Combine data streams from multiple sources to increase confidence level in EEM suggestions. 

  • Use real-time energy consumption data alongside SAP assumptions to verify occupant behaviour and refine performance models. 
  • Once a dwelling is classified, leverage monitoring and evaluation results from identical archetypes to forecast EEM performance and inform measure selection. 
Getting from here to there

Questions

  • Who funds the upfront work required for an integrated retrofit? 
  • How do we design retrofits for social housing which may have a high turnover of occupiers, with varying tendencies, that will significantly impact the effectiveness of retrofits and their energy efficiency measures?

Enablers

  • Charter for social housing sets out the importance of listening to residents and providing opportunities to give feedback, ensuring resident satisfaction and the ability to deal with complaints promptly and fairly. 
  • Funders price risk through interest rates and loan amounts.
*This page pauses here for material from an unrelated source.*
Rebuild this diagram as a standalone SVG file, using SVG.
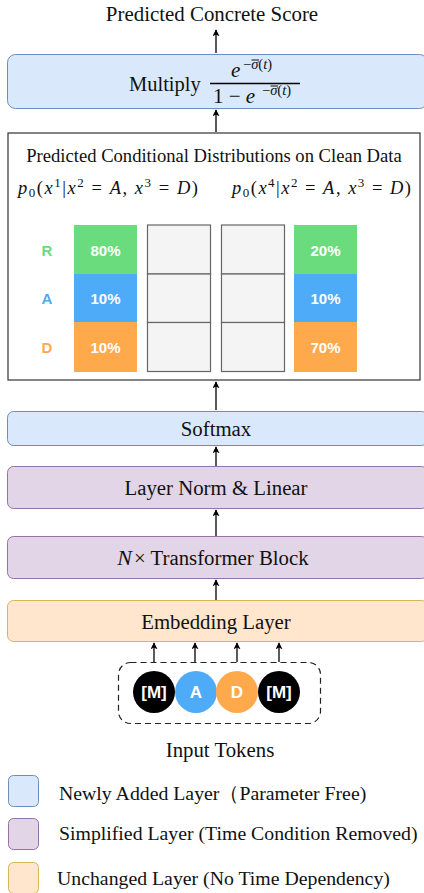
<svg xmlns="http://www.w3.org/2000/svg" width="424" height="893" viewBox="0 0 424 893">
<style>
.t{font-family:"Liberation Serif",serif;fill:#111}
.m{font-family:"Liberation Serif",serif;font-style:italic;fill:#111}
.r{font-family:"Liberation Serif",serif;fill:#111}
.blue{fill:#dae8fc;stroke:#6c8ebf;stroke-width:1}
.purple{fill:#e1d5e7;stroke:#9673a6;stroke-width:1}
.orange{fill:#ffe6cc;stroke:#d6b656;stroke-width:1}
.cellg{fill:#f4f4f4;stroke:#666;stroke-width:1.2}
.pct{font-family:"Liberation Sans",Arial,sans-serif;font-weight:bold;font-size:15px;fill:#fff;text-anchor:middle}
.lab{font-family:"Liberation Sans",Arial,sans-serif;font-weight:bold;font-size:15px;text-anchor:middle}
.tok{font-family:"Liberation Sans",Arial,sans-serif;font-weight:bold;font-size:17px;fill:#fff;text-anchor:middle}
.c{stroke:#000;stroke-width:1.3;fill:none}
.L{font-size:20.8px;text-anchor:middle}
.G{font-size:19.8px}
.ol{stroke:#111;stroke-width:1}
</style>
<defs>
<marker id="ah" viewBox="0 0 10 10" refX="9" refY="5" markerWidth="7" markerHeight="7" orient="auto-start-reverse" markerUnits="userSpaceOnUse">
<path d="M0,0 L10,5 L0,10 L2.5,5 Z" fill="#000"/>
</marker>
</defs>

<g id="title">
<text class="t" x="212" y="21" font-size="20.9" text-anchor="middle">Predicted Concrete Score</text>
</g>

<g id="multiply">
<rect class="blue" x="7.5" y="54.5" width="420" height="54" rx="8"/>
<text class="t" x="129" y="91" font-size="20.5">Multiply</text>
<text class="m" x="231" y="77" font-size="21">e</text>
<text class="r" x="243" y="69" font-size="14.5">−<tspan font-style="italic">σ</tspan>(<tspan font-style="italic">t</tspan>)</text>
<line class="ol" x1="251.5" y1="60" x2="259" y2="60"/>
<line x1="210" y1="83.5" x2="300" y2="83.5" stroke="#000" stroke-width="1.3"/>
<text class="r" x="213" y="103" font-size="21">1 − <tspan font-style="italic">e</tspan></text>
<text class="r" x="262" y="95" font-size="14.5">−<tspan font-style="italic">σ</tspan>(<tspan font-style="italic">t</tspan>)</text>
<line class="ol" x1="270.5" y1="86" x2="278" y2="86"/>
</g>

<g id="distributions">
<rect x="8" y="133" width="412" height="247" fill="#fff" stroke="#333" stroke-width="1.2"/>
<text class="t" x="214" y="162" font-size="18.6" text-anchor="middle">Predicted Conditional Distributions on Clean Data</text>
<text class="m" x="18" y="194" font-size="18.5" textLength="180" lengthAdjust="spacing">p<tspan font-style="normal" font-size="13" dy="3">0</tspan><tspan font-style="normal" dy="-3">(</tspan>x<tspan font-style="normal" font-size="13" dy="-7">1</tspan><tspan font-style="normal" dy="7">|</tspan>x<tspan font-style="normal" font-size="13" dy="-7">2</tspan><tspan font-style="normal" dy="7"> = </tspan>A<tspan font-style="normal">, </tspan>x<tspan font-style="normal" font-size="13" dy="-7">3</tspan><tspan font-style="normal" dy="7"> = </tspan>D<tspan font-style="normal">)</tspan></text>
<text class="m" x="232" y="194" font-size="18.5" textLength="179" lengthAdjust="spacing">p<tspan font-style="normal" font-size="13" dy="3">0</tspan><tspan font-style="normal" dy="-3">(</tspan>x<tspan font-style="normal" font-size="13" dy="-7">4</tspan><tspan font-style="normal" dy="7">|</tspan>x<tspan font-style="normal" font-size="13" dy="-7">2</tspan><tspan font-style="normal" dy="7"> = </tspan>A<tspan font-style="normal">, </tspan>x<tspan font-style="normal" font-size="13" dy="-7">3</tspan><tspan font-style="normal" dy="7"> = </tspan>D<tspan font-style="normal">)</tspan></text>
<text class="lab" x="47" y="256" fill="#6adc7e">R</text>
<text class="lab" x="47" y="304" fill="#4dabf7">A</text>
<text class="lab" x="47" y="353" fill="#ffa94d">D</text>
<rect x="74" y="225" width="63" height="49" fill="#6adc7e"/>
<rect x="74" y="274" width="63" height="48" fill="#4dabf7"/>
<rect x="74" y="322" width="63" height="50" fill="#ffa94d"/>
<text class="pct" x="105.5" y="256">80%</text>
<text class="pct" x="105.5" y="304">10%</text>
<text class="pct" x="105.5" y="353">10%</text>
<rect class="cellg" x="147.5" y="225" width="63" height="49"/>
<rect class="cellg" x="147.5" y="274" width="63" height="48.5"/>
<rect class="cellg" x="147.5" y="322.5" width="63" height="49"/>
<rect class="cellg" x="221.5" y="225" width="63" height="49"/>
<rect class="cellg" x="221.5" y="274" width="63" height="48.5"/>
<rect class="cellg" x="221.5" y="322.5" width="63" height="49"/>
<rect x="294" y="225" width="63" height="49" fill="#6adc7e"/>
<rect x="294" y="274" width="63" height="48" fill="#4dabf7"/>
<rect x="294" y="322" width="63" height="50" fill="#ffa94d"/>
<text class="pct" x="325.5" y="256">20%</text>
<text class="pct" x="325.5" y="304">10%</text>
<text class="pct" x="325.5" y="353">70%</text>
</g>

<g id="softmax">
<rect class="blue" x="7.5" y="411.5" width="420" height="34" rx="6"/>
<text class="t L" x="216" y="436">Softmax</text>
</g>

<g id="layernorm">
<rect class="purple" x="7.5" y="466.5" width="420" height="42" rx="6"/>
<text class="t L" x="216" y="495">Layer Norm &amp; Linear</text>
</g>

<g id="transformer">
<rect class="purple" x="7.5" y="536.5" width="420" height="42" rx="6"/>
<text class="t L" x="213" y="565"><tspan font-style="italic" font-size="22">N</tspan><tspan dx="2">× Transformer Block</tspan></text>
</g>

<g id="embedding">
<rect class="orange" x="7.5" y="600.5" width="420" height="41" rx="6"/>
<text class="t L" x="216" y="629">Embedding Layer</text>
</g>

<g id="tokens">
<rect x="118.5" y="662.5" width="202" height="61" rx="12" fill="none" stroke="#222" stroke-width="1.2" stroke-dasharray="6,4"/>
<circle cx="154" cy="692" r="21" fill="#000"/>
<circle cx="196" cy="692" r="21" fill="#4dabf7"/>
<circle cx="237" cy="692" r="21" fill="#ffa94d"/>
<circle cx="279" cy="692" r="21" fill="#000"/>
<text class="tok" x="154" y="698">[M]</text>
<text class="tok" x="196" y="698">A</text>
<text class="tok" x="237" y="698">D</text>
<text class="tok" x="279" y="698">[M]</text>
<text class="t L" x="220" y="757">Input Tokens</text>
</g>

<g id="connectors">
<line class="c" x1="216" y1="53" x2="216" y2="30" marker-end="url(#ah)"/>
<line class="c" x1="216" y1="132" x2="216" y2="110" marker-end="url(#ah)"/>
<line class="c" x1="216" y1="410" x2="216" y2="382" marker-end="url(#ah)"/>
<line class="c" x1="216" y1="466" x2="216" y2="447" marker-end="url(#ah)"/>
<line class="c" x1="216" y1="536" x2="216" y2="510" marker-end="url(#ah)"/>
<line class="c" x1="216" y1="600" x2="216" y2="580" marker-end="url(#ah)"/>
<line class="c" x1="154" y1="662" x2="154" y2="643" marker-end="url(#ah)"/>
<line class="c" x1="195" y1="662" x2="195" y2="643" marker-end="url(#ah)"/>
<line class="c" x1="237" y1="662" x2="237" y2="643" marker-end="url(#ah)"/>
<line class="c" x1="279" y1="662" x2="279" y2="643" marker-end="url(#ah)"/>
</g>

<g id="legend">
<rect class="blue" x="8.5" y="775.5" width="30" height="31" rx="5"/>
<rect class="purple" x="8.5" y="818.5" width="30" height="31" rx="5"/>
<rect class="orange" x="8.5" y="862.5" width="30" height="31" rx="5"/>
<text class="t G" x="59" y="800">Newly Added Layer（Parameter Free)</text>
<text class="t G" x="59" y="840">Simplified Layer (Time Condition Removed)</text>
<text class="t G" x="57" y="885">Unchanged Layer (No Time Dependency)</text>
</g>
</svg>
Using insurance can reduce perceived risk, enabling lower interest rates and higher lending volumes. Makes retrofit projects more financially viable for landlords. 

Key insights

  • Don’t completely design to resident specifications as social housing occupiers change more frequently – new occupiers might have different needs. 
  • Electrification measures offer many income streams for investors, including:
    • Energy bill savings. 
    • Export tariffs. 
    • EV charging.

Guidelines

  • It is recommended that a stakeholder map and their interactions during the retrofit value chain are visually mapped. Tools such as RASIC and RACI are also recommended at project task level.